Problem in its Context
In an urban area, trust in public transportation service (bus mode) is affected by the lack of updated and relevant information, knowledge that is necessary to make well-informed decisions. The possibilities of interactive systems could contribute to enhance the user experience and therefore build trust in this service.
The need for trust in the public transportation context is fulfilled by giving the users a tool to share and obtain recent and relevant information and hence increase their social capital.
This tool also opens possibilities of improvement, from the point of view of the companies that provide the public transportation service.
As mentioned before, users of PT face issues that affect their productivity daily. This problem can be related to a range of factors like time, space or geographical location. This thesis argues that a mobile app that applies the principles of social interaction effectively and that focuses on the user’s needs can help to enhance their experience, making the service more reliable.
A user-centered approach to this problem starts by perceiving the main factors or constraints that people find in their day-to-day journey. In a visual interface that addresses this problem, these factors need to be represented as close to the conceptual model of the users as possible, allowing them to access the interface and the information within the transit system without additional frustration in the process.
History shows that designers have been trying to figure out how to display transit information to users in a way that extends to how we understand spatial relations, using diagrams with different interpretations, some with more rigor than others (Rawsthorne). In recent years, technologies such as Google Maps and Mapbox, have provided a real reference of the users and their location. This is commonly used in applications and games, as recently epitomized in Pokemon Go. All these new methods, technologies, and applications, as explained by Norman, are constantly improving and evolving the experience; but seem to have the same mistakes and challenges; challenges that can be addressed with an understanding of human needs, capabilities and behavior (8).
Public transportation is a complicated system and it is important for the operation and growth of any urban area. The efficiency of a transport system affects the wellbeing of the people: time spent traveling to different activities, air pollution, or safety issues. Thus, this chapter suggests a practical overview of the context and the everyday conditions users must deal with.
To contextualize the case of study, the city of San José is in the Great Metropolitan Region (GAM) and is the main urban area of Costa Rica, its main public transport system lies on the bus modality. The GAM includes almost half the population of the country, and like most cities in Latin America the population is young, only the 6.03% is older than 65. Taking this into consideration, the target audience of this thesis are between 18 and 25 years old, mostly college students and young workers, who use the bus regularly and haven’t acquired a personal mean of transportation yet (Bussiere 73-74).
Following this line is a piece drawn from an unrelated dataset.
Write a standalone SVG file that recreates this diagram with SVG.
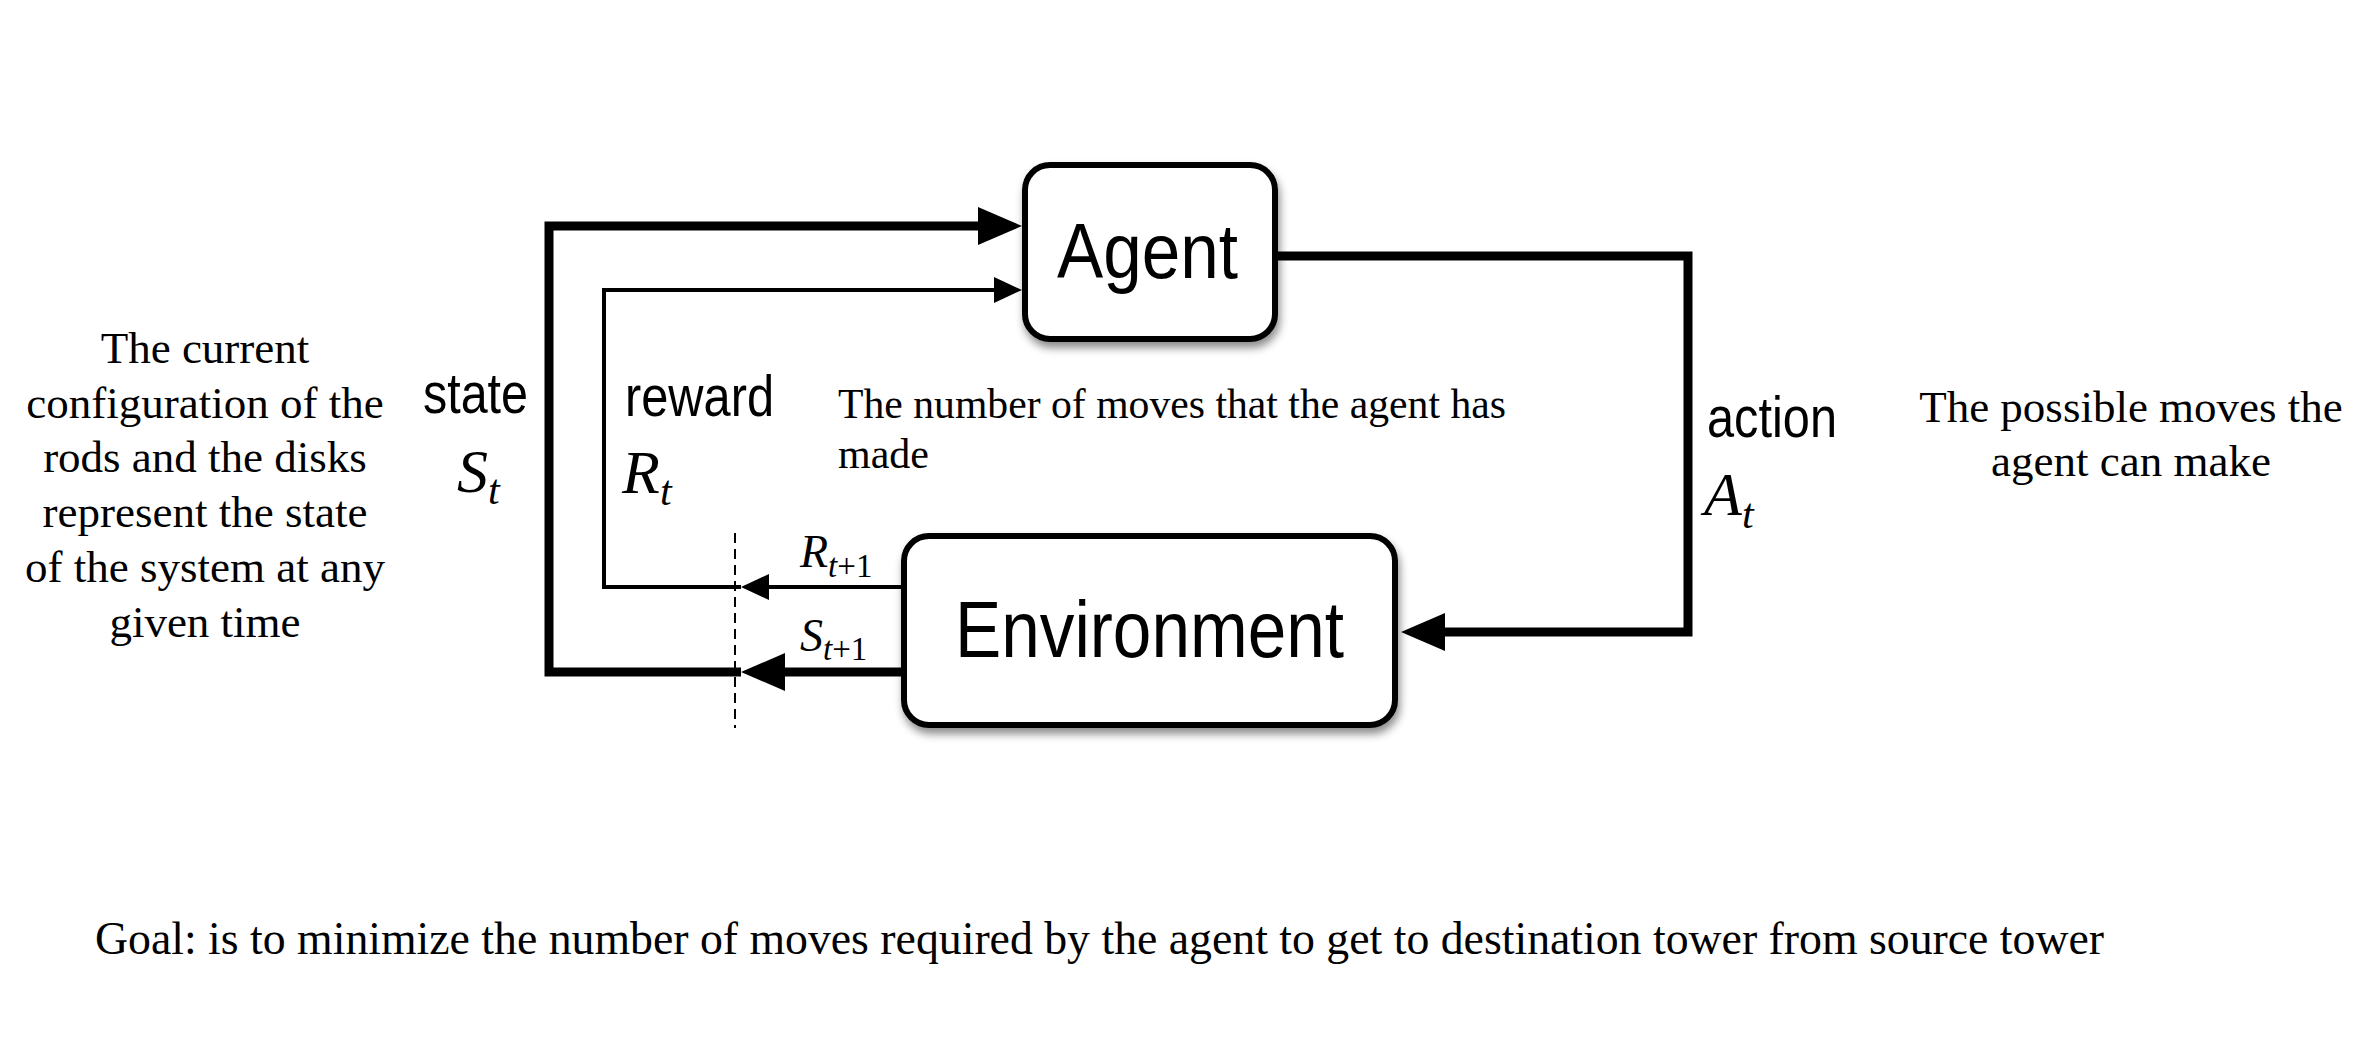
<svg xmlns="http://www.w3.org/2000/svg" width="2362" height="1062" viewBox="0 0 2362 1062">
<defs>
<style>
.box{fill:#fff;stroke:#000;stroke-width:6}
.thick{fill:none;stroke:#000;stroke-width:9;stroke-linejoin:miter}
.thin{fill:none;stroke:#000;stroke-width:4;stroke-linejoin:miter}
.sans{font-family:"Liberation Sans",Arial,sans-serif;fill:#000}
.serif{font-family:"Liberation Serif","Times New Roman",serif;fill:#000}
.mi{font-family:"Liberation Serif","Times New Roman",serif;font-style:italic;fill:#000}
.note{font-family:"Liberation Serif","Times New Roman",serif;font-size:45px;fill:#000}
</style>
<filter id="shadow" x="-10%" y="-10%" width="125%" height="135%">
<feDropShadow dx="2" dy="6" stdDeviation="4" flood-color="#000" flood-opacity="0.45"/>
</filter>
<marker id="headThick" markerUnits="userSpaceOnUse" viewBox="0 0 44 38" markerWidth="44" markerHeight="38" refX="0" refY="19" orient="auto">
<path d="M0,0 L44,19 L0,38 Z" fill="#000"/>
</marker>
<marker id="headThin" markerUnits="userSpaceOnUse" viewBox="0 0 28 26" markerWidth="28" markerHeight="26" refX="0" refY="13" orient="auto">
<path d="M0,0 L28,13 L0,26 Z" fill="#000"/>
</marker>
</defs>
<rect width="2362" height="1062" fill="#fff"/>

<g id="connectors">
<path class="thick" d="M901,672 H785" marker-end="url(#headThick)"/>
<path class="thick" d="M741,672 H549 V226 H978" marker-end="url(#headThick)"/>
<path class="thin" d="M901,587 H769" marker-end="url(#headThin)"/>
<path class="thin" d="M741,587 H604 V290 H994" marker-end="url(#headThin)"/>
<path class="thick" d="M1278,256 H1688 V632 H1445" marker-end="url(#headThick)"/>
<line x1="735" y1="533" x2="735" y2="728" stroke="#000" stroke-width="2" stroke-dasharray="10,6"/>
</g>

<g id="agent">
<rect class="box" x="1025" y="165" width="250" height="174" rx="25" ry="25" filter="url(#shadow)"/>
<text class="sans" x="1057" y="278" font-size="78" textLength="181" lengthAdjust="spacingAndGlyphs">Agent</text>
</g>

<g id="environment">
<rect class="box" x="904" y="536" width="491" height="189" rx="25" ry="25" filter="url(#shadow)"/>
<text class="sans" x="955" y="657" font-size="79" textLength="389" lengthAdjust="spacingAndGlyphs">Environment</text>
</g>

<g id="labels">
<text class="sans" x="423" y="413" font-size="57" textLength="105" lengthAdjust="spacingAndGlyphs">state</text>
<text class="mi" x="457" y="492" font-size="62">S<tspan font-size="42" dy="12">t</tspan></text>
<text class="sans" x="625" y="416" font-size="57" textLength="149" lengthAdjust="spacingAndGlyphs">reward</text>
<text class="mi" x="622" y="493" font-size="62">R<tspan font-size="42" dy="12">t</tspan></text>
<text class="sans" x="1707" y="437" font-size="57" textLength="130" lengthAdjust="spacingAndGlyphs">action</text>
<text class="mi" x="1704" y="515" font-size="62">A<tspan font-size="42" dy="13">t</tspan></text>
<text class="mi" x="800" y="567" font-size="46">R<tspan font-size="33" dy="10">t</tspan><tspan font-size="33" font-style="normal">+1</tspan></text>
<text class="mi" x="800" y="651" font-size="46">S<tspan font-size="33" dy="9">t</tspan><tspan font-size="33" font-style="normal">+1</tspan></text>
</g>

<g id="note-state">
<text class="note" text-anchor="middle" x="205" y="363">The current</text>
<text class="note" text-anchor="middle" x="205" y="418">configuration of the</text>
<text class="note" text-anchor="middle" x="205" y="472">rods and the disks</text>
<text class="note" text-anchor="middle" x="205" y="527">represent the state</text>
<text class="note" text-anchor="middle" x="205" y="582">of the system at any</text>
<text class="note" text-anchor="middle" x="205" y="637">given time</text>
</g>

<g id="note-reward">
<text class="serif" x="838" y="418" font-size="42" textLength="668" lengthAdjust="spacingAndGlyphs">The number of moves that the agent has</text>
<text class="serif" x="838" y="468" font-size="42">made</text>
</g>

<g id="note-action">
<text class="note" text-anchor="middle" x="2131" y="422">The possible moves the</text>
<text class="note" text-anchor="middle" x="2131" y="476">agent can make</text>
</g>

<g id="goal">
<text class="serif" x="95" y="954" font-size="46" textLength="2009" lengthAdjust="spacingAndGlyphs">Goal: is to minimize the number of moves required by the agent to get to destination tower from source tower</text>
</g>
</svg>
In a survey taken in the 90’s about the origin-destiny of trips people did in the morning and the evening, 60% were done using the bus, 12% in car, and 27% walking. This has probably changed, increasing the car rides, due to the increasing number of vehicles owned by people in San José; but still, the bus remains as an important mean of transportation for many people, especially for attending college or work. In general, the public transportation system offers a worthy service to the main urban midpoints in the city like in Figure 3, although it offers problems to travel between some peripheral spots, this limits the interaction for some people who don’t have a car or won’t pay taxi (Bussiere 79).
Currently, for many of the users their intentions to catch a bus at a scheduled arrival time are foiled by some of these factors:
- Buses can be early or late
- Commuters can be late or leave early
- Overcrowded buses
- Changing routes
- Scattered stops
As Buxton says in his book Sketching User Experiences: Getting the Design Right and the Right Design, “To adequately take the social and physical context into account in pursuing a design, we must experience some manifestation of it in those contexts (the wild) while still in the design cycle—the earlier the better” (Buxton 37). This is especially true when the context involves people interacting with each other in a context of common spaces in the cities; hence in a later chapter, the research in the context helps to empathize with the potential users of the app as well as their daily matters in general.